I like iCloud drive and use it exclusively for online backup. It’s been seamless for me but I just use it for backup and synchronization. I teach some online courses and tried using it to link to online assignments but it has a serious flaw. Every time I update the file the link to the file is no longer valid. I’m guessing other advanced features equally suck on it.


> [iPad/MBP] On. Off. On. Off. Instantly.

I actually remember an early WWDC where someone from the leadership team, I think Bertrand Serlet, demonstrated exactly this with an iBook. It was a pretty big deal at the time, so it used to work.

For me, the biggest complaint with the new phones is that they're all way to big. The XS is the smallest, but I don't really want to spend on the flagship when it's a compromise for me.

If they'd add a slightly smaller XR, that'd probably be the ticket. Or a high end SE/X... ¯\_(ツ)_/¯


I was expecting Gruber to give out A+ on all fronts based on the things he posts about Apple, but it was a fair report card.

I’m glad he called out the shopping experience in stores. I thought roaming checkout would be convenient, but it’s maddening having to comb through the store just to find an available sales associate to buy a small thing.

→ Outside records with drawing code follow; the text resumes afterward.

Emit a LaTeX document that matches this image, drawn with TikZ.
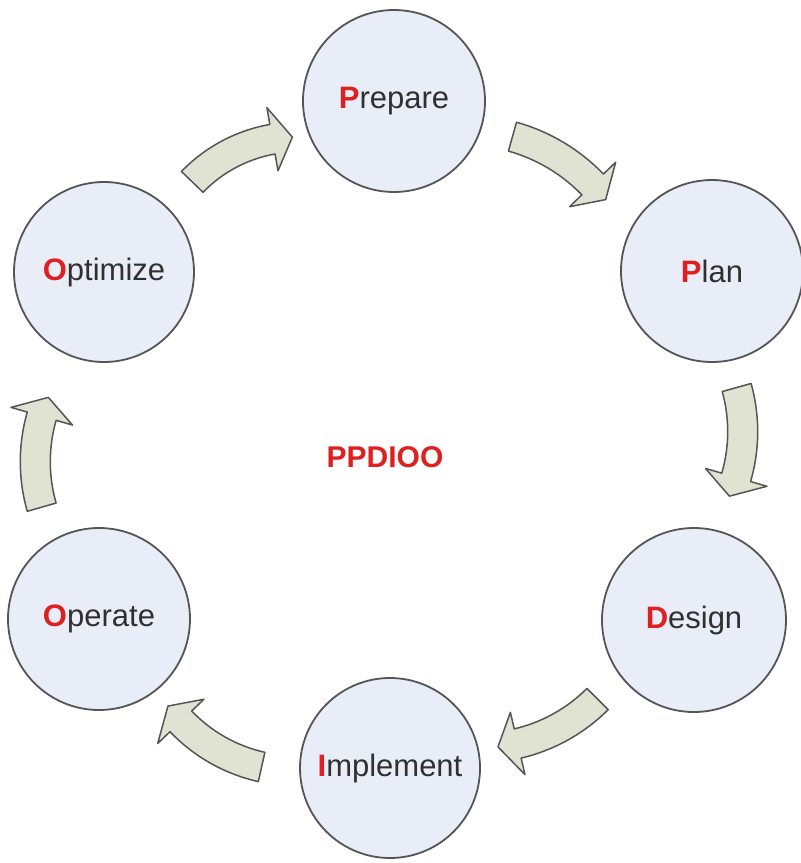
\documentclass[tikz,border=0pt]{standalone}
\usepackage{fontspec}
\setmainfont{Liberation Sans}
\usetikzlibrary{calc}
\definecolor{circfill}{RGB}{232,237,247}
\definecolor{edgegray}{RGB}{85,85,85}
\definecolor{arrfill}{RGB}{224,227,210}
\definecolor{txtgray}{RGB}{48,48,48}
\definecolor{initred}{RGB}{222,32,32}
\newcommand{\initial}[1]{{\bfseries\color{initred}#1}}
\newcommand{\blockarc}[5]{%
  \pgfmathsetmacro{\rin}{#3-15}%
  \pgfmathsetmacro{\rout}{#3+15}%
  \pgfmathsetmacro{\hin}{#3-32}%
  \pgfmathsetmacro{\hout}{#3+32}%
  \pgfmathsetmacro{\atip}{#5+20/#3*57.2958}%
  \draw[blockarrow] ($(#1,#2)+(#4:\rout)$) arc[start angle=#4, end angle=#5, radius=\rout]
    -- ($(#1,#2)+(#5:\hout)$) -- ($(#1,#2)+(\atip:#3)$) -- ($(#1,#2)+(#5:\hin)$)
    -- ($(#1,#2)+(#5:\rin)$) arc[start angle=#5, end angle=#4, radius=\rin] -- cycle;}
\begin{document}
\begin{tikzpicture}[x=1pt,y=-1pt,
  phase/.style={circle, draw=edgegray, line width=1.8pt, fill=circfill, inner sep=0pt,
    minimum size=182pt, text=txtgray, font=\fontsize{31}{36}\selectfont},
  blockarrow/.style={draw=edgegray, line width=1.5pt, fill=arrfill, line join=round}]
\useasboundingbox (0,0) rectangle (801,863);
\node[phase] (prep) at (394,101) {\initial{P}repare};
\node[phase] (plan) at (712,271) {\initial{P}lan};
\node[phase, minimum size=184pt] (des) at (694,620) {\initial{D}esign};
\node[phase, minimum size=180pt] (impl) at (390,768) {\initial{I}mplement};
\node[phase] (oper) at (99,619) {\initial{O}perate};
\node[phase, minimum size=180pt] (opt) at (104,272) {\initial{O}ptimize};
\node[text=initred, font=\bfseries\fontsize{30}{36}\selectfont] (title) at (385,457) {PPDIOO};
\blockarc{298}{284}{147}{-136}{-100}
\blockarc{464.6}{308.1}{178}{-74.4}{-44}
\blockarc{578.7}{431.6}{164}{-15.6}{16.2}
\blockarc{479.6}{581.1}{166.8}{45}{76.8}
\blockarc{296.5}{610.8}{160}{102.6}{136.3}
\blockarc{200.3}{461.7}{165}{164}{196}
\end{tikzpicture}
\end{document}
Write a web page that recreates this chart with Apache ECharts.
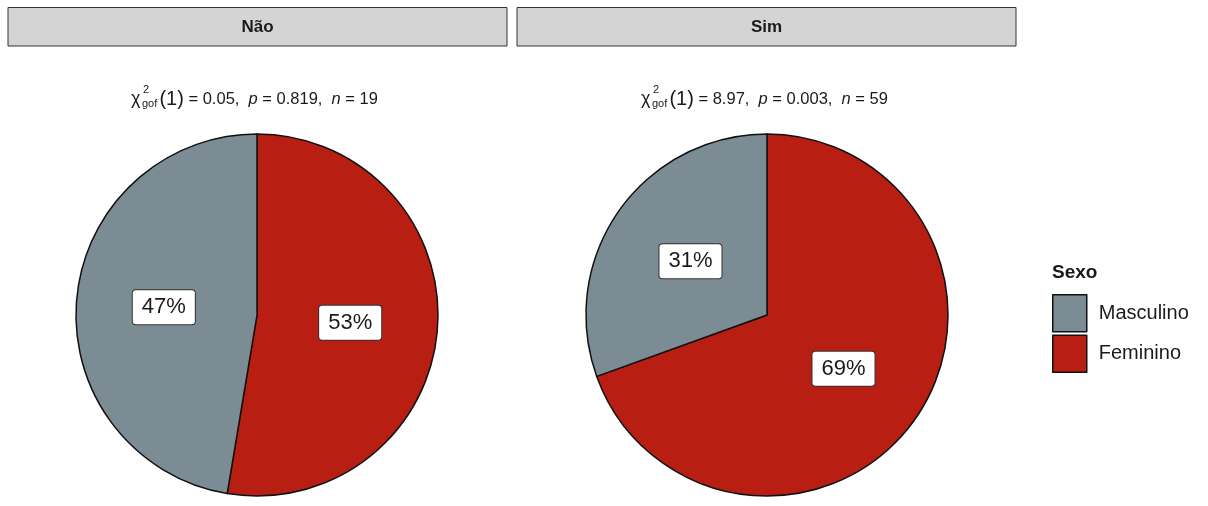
<!DOCTYPE html>
<html><head><meta charset="utf-8">
<script src="https://cdn.jsdelivr.net/npm/echarts@6/dist/echarts.min.js"></script>
<style>html,body{margin:0;padding:0;background:#fff}#c{width:1208px;height:506px}</style>
</head><body><div id="c"></div>
<script>
const facets = ['Não', 'Sim'];
const categories = ['Feminino', 'Masculino'];
const legendOrder = ['Masculino', 'Feminino'];
const countsNao = [10, 9];
const countsSim = [41, 18];
const statsNao = { chi: '0.05', p: '0.819', n: '19' };
const statsSim = { chi: '8.97', p: '0.003', n: '59' };
const colors = { Feminino: '#B81E12', Masculino: '#7B8C94' };

const FONT = '"Liberation Sans", Arial, sans-serif';
const centersX = [257, 767];
const centerY = 315;
const R = 181;

function pieSeries(counts, cx) {
  return {
    type: 'pie',
    center: [cx, centerY],
    radius: [0, R],
    startAngle: 90,
    clockwise: true,
    avoidLabelOverlap: false,
    silent: true,
    animation: false,
    itemStyle: { borderColor: '#111', borderWidth: 1.5 },
    label: {
      show: true, position: 'inside',
      formatter: p => Math.round(p.percent) + '%',
      fontFamily: FONT, fontSize: 22, color: '#1a1a1a',
      backgroundColor: '#fff', borderColor: '#333', borderWidth: 1, borderRadius: 3,
      padding: [7, 9, 5, 9]
    },
    labelLine: { show: false },
    data: categories.map((c, i) => ({ name: c, value: counts[i], itemStyle: { color: colors[c] } }))
  };
}

function strip(x0, x1, label) {
  return [
    { type: 'rect', shape: { x: x0, y: 7.5, width: x1 - x0, height: 38.5 },
      style: { fill: '#D4D4D4', stroke: '#333', lineWidth: 1 } },
    { type: 'text', x: (x0 + x1) / 2, y: 27,
      style: { text: label, font: 'bold 17px ' + FONT, fill: '#1a1a1a', align: 'center', verticalAlign: 'middle' } }
  ];
}

function subtitle(cx, s) {
  const left = cx - 126;
  return [
    { type: 'text', x: left, y: 99,
      style: {
        text: '{chi|χ}{gap|}{par|(1)}{t| = ' + s.chi + ',  }{i|p}{t| = ' + s.p + ',  }{i|n}{t| = ' + s.n + '}',
        align: 'left', verticalAlign: 'middle',
        rich: {
          chi: { font: '18px ' + FONT, fill: '#1a1a1a' },
          gap: { width: 19 },
          par: { font: '20px ' + FONT, fill: '#1a1a1a' },
          t: { font: '16.5px ' + FONT, fill: '#1a1a1a' },
          i: { font: 'italic 16.5px ' + FONT, fill: '#1a1a1a' }
        }
      } },
    { type: 'text', x: left + 12, y: 90,
      style: { text: '2', font: '11px ' + FONT, fill: '#1a1a1a', align: 'left', verticalAlign: 'middle' } },
    { type: 'text', x: left + 11, y: 104,
      style: { text: 'gof', font: '11px ' + FONT, fill: '#1a1a1a', align: 'left', verticalAlign: 'middle' } }
  ];
}

const chart = echarts.init(document.getElementById('c'), null, { renderer: 'canvas' });
chart.setOption({
  animation: false,
  backgroundColor: '#fff',
  legend: {
    data: legendOrder,
    orient: 'vertical', left: 1047, top: 289,
    itemWidth: 34, itemHeight: 37, itemGap: 2,
    icon: 'rect', selectedMode: false,
    itemStyle: { borderColor: '#111', borderWidth: 1.5 },
    textStyle: { fontFamily: FONT, fontSize: 20, color: '#1a1a1a', padding: [0, 0, 0, 7] }
  },
  graphic: [
    ...strip(8, 507, facets[0]),
    ...strip(517, 1016, facets[1]),
    ...subtitle(centersX[0], statsNao),
    ...subtitle(centersX[1], statsSim),
    { type: 'text', x: 1052, y: 273,
      style: { text: 'Sexo', font: 'bold 19px ' + FONT, fill: '#1a1a1a', align: 'left', verticalAlign: 'middle' } }
  ],
  series: [pieSeries(countsNao, centersX[0]), pieSeries(countsSim, centersX[1])]
});
</script></body></html>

Apple used to have dedicated checkout plus roaming checkout. Now they only have roaming checkout.


> I was expecting Gruber to give out A+ on all fronts based on the things he posts about Apple

That's a common sentiment on Hacker News.

In fact, Gruber is regularly criticizing Apple, often quite harshly.

Just not on HN's pet peeves.


It's a general problem with retail, hotel check-in, etc. situations where the system is built around providing an in-person experience for the shopper/guest. The problem is that, in practice, at busy times you would mostly prefer a streamlined automated way to do your business and move on.


Gruber criticizes Apple all the time. The past few episodes of his podcast have been mostly complaints.


One thing I don’t see mentioned enough is that Apple’s changes to the iPhone means that increasingly even minor issues with the phone lead to Apple replacing the hardware, instead of the part that is broken.

And the replacement is always a refurbished phone which is usually terrible in its own way, and comes with a terrible warranty.

This really hurts Apple’s service, which I guess would fall under retail.